Do this>
In the entries below, find the line with "Rebuild this chart" and the line with "plt.rcParams['axes.unicode_minus'] = False", then retype both and everything between them exactly. Do not copy the pictures.
— START Dataset —
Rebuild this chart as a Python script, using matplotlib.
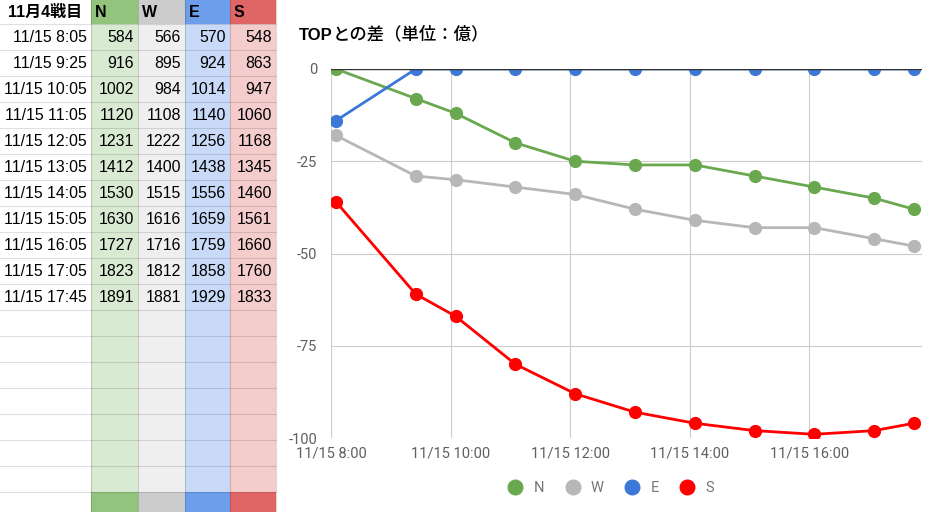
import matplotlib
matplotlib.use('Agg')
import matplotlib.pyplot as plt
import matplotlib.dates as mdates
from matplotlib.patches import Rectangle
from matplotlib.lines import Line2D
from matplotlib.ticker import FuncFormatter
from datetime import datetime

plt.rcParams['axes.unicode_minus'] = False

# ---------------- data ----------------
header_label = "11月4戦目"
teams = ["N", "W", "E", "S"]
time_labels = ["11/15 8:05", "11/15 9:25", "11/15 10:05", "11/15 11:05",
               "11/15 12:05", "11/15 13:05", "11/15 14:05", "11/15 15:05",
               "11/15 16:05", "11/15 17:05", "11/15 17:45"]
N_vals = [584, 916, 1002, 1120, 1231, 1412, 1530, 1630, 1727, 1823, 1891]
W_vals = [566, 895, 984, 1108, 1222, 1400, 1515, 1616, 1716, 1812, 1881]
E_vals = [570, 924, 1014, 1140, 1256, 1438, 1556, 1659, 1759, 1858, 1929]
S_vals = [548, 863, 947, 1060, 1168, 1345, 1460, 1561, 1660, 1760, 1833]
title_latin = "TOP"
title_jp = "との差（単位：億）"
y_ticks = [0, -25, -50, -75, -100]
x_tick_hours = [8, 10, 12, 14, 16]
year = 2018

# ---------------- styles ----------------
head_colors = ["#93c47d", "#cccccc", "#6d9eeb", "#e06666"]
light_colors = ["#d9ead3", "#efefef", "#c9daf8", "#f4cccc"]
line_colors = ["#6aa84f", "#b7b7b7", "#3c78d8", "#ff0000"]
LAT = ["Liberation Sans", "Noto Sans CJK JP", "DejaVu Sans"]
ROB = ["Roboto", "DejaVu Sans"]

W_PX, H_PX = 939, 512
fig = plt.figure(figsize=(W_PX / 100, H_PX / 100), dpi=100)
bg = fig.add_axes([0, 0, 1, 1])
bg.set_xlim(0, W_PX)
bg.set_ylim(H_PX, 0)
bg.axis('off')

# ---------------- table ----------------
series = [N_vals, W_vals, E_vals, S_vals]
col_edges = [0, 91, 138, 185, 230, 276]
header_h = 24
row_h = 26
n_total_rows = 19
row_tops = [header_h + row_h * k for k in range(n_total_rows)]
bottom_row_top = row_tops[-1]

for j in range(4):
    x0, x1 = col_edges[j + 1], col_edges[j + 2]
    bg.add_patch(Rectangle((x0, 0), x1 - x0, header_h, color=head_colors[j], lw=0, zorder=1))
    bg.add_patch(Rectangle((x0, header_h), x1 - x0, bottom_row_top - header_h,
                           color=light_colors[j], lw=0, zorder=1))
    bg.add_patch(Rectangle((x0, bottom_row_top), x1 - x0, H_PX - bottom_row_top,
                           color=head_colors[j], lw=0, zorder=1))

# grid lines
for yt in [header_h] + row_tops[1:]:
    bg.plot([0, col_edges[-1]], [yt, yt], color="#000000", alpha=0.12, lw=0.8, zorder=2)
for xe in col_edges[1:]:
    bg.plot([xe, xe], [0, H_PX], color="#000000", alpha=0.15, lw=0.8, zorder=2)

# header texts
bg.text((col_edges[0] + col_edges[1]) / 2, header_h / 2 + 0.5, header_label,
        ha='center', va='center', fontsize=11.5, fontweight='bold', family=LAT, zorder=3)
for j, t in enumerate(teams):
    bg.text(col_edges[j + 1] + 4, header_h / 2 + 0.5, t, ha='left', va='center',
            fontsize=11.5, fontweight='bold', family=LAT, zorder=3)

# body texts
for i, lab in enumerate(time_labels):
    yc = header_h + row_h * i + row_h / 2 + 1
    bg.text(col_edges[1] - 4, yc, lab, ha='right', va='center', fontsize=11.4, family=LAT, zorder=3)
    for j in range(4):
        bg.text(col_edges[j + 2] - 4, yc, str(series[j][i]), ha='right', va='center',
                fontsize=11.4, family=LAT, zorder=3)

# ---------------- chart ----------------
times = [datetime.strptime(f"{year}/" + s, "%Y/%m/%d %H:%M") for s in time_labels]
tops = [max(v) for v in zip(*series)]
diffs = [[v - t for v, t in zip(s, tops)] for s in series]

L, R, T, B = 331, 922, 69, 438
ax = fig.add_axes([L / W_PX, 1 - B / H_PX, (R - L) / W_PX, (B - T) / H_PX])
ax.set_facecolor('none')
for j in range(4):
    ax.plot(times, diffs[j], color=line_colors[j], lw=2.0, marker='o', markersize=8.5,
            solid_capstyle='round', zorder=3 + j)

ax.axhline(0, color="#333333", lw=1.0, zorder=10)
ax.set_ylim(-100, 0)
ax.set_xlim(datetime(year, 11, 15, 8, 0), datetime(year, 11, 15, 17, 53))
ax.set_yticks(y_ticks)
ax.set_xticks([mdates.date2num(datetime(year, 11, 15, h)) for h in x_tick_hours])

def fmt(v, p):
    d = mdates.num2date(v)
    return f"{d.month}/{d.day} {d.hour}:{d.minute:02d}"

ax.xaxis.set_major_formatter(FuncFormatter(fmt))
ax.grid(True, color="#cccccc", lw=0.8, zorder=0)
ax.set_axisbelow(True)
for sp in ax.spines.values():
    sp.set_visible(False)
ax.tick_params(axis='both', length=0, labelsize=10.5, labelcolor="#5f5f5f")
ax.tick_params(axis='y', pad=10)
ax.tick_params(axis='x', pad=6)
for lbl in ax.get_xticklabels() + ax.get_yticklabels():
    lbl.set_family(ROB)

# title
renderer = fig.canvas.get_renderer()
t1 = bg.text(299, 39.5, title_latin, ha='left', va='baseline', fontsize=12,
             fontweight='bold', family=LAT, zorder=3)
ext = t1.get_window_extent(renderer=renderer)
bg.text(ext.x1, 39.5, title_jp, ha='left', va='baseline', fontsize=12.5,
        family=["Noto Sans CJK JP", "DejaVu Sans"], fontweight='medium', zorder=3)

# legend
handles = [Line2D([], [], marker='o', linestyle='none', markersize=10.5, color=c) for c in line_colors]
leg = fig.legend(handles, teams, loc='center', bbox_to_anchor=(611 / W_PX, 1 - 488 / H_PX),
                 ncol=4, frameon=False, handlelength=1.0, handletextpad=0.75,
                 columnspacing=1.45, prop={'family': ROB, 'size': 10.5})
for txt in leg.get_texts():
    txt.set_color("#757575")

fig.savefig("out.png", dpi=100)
— END Dataset —
— START Dataset —
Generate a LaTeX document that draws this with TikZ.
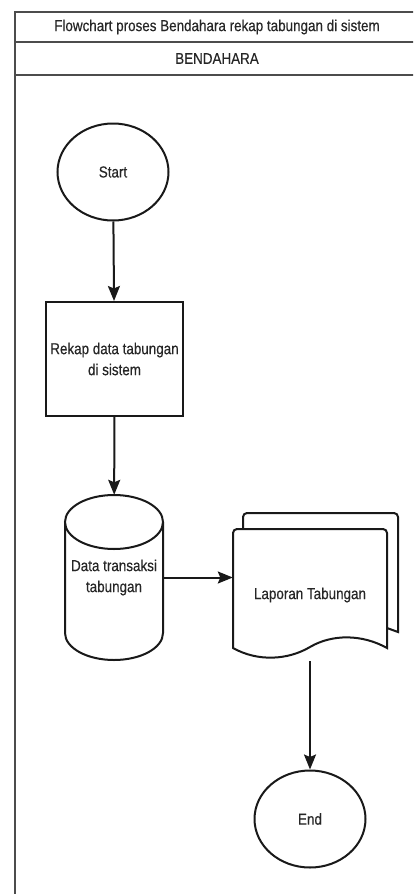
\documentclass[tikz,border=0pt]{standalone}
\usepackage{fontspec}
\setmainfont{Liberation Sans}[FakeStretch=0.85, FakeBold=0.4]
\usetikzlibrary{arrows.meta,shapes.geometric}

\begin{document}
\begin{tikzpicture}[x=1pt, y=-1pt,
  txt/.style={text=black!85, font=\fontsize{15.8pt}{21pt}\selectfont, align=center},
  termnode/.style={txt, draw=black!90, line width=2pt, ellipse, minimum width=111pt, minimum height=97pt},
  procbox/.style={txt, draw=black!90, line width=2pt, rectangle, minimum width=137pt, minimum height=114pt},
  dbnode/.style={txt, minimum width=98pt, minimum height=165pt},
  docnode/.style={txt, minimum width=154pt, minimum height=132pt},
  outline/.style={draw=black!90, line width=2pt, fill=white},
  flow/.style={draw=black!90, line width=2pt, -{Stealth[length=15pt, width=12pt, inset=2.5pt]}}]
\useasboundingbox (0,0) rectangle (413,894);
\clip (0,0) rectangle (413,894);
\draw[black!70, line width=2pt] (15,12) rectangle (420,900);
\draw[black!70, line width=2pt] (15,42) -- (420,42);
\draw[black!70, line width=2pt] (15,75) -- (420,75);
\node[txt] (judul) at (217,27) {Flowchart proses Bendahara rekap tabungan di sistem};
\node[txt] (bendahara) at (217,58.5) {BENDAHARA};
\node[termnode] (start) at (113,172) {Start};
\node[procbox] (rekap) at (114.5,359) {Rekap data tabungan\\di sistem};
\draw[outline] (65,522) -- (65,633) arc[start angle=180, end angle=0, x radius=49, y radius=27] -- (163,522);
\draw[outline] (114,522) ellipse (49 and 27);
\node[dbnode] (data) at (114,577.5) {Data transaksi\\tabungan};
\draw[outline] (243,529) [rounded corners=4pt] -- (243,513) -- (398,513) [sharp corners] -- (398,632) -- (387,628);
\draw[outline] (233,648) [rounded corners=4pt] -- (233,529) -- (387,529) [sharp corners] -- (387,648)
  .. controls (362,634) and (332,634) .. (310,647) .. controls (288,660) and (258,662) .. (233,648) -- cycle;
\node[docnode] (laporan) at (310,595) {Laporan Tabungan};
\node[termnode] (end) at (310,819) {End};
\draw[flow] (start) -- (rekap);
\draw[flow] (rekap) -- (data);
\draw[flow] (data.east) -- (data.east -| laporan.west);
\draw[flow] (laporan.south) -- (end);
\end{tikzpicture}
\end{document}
— END Dataset —
Completed exercise>
Rebuild this chart as a Python script, using matplotlib.
import matplotlib
matplotlib.use('Agg')
import matplotlib.pyplot as plt
import matplotlib.dates as mdates
from matplotlib.patches import Rectangle
from matplotlib.lines import Line2D
from matplotlib.ticker import FuncFormatter
from datetime import datetime

plt.rcParams['axes.unicode_minus'] = False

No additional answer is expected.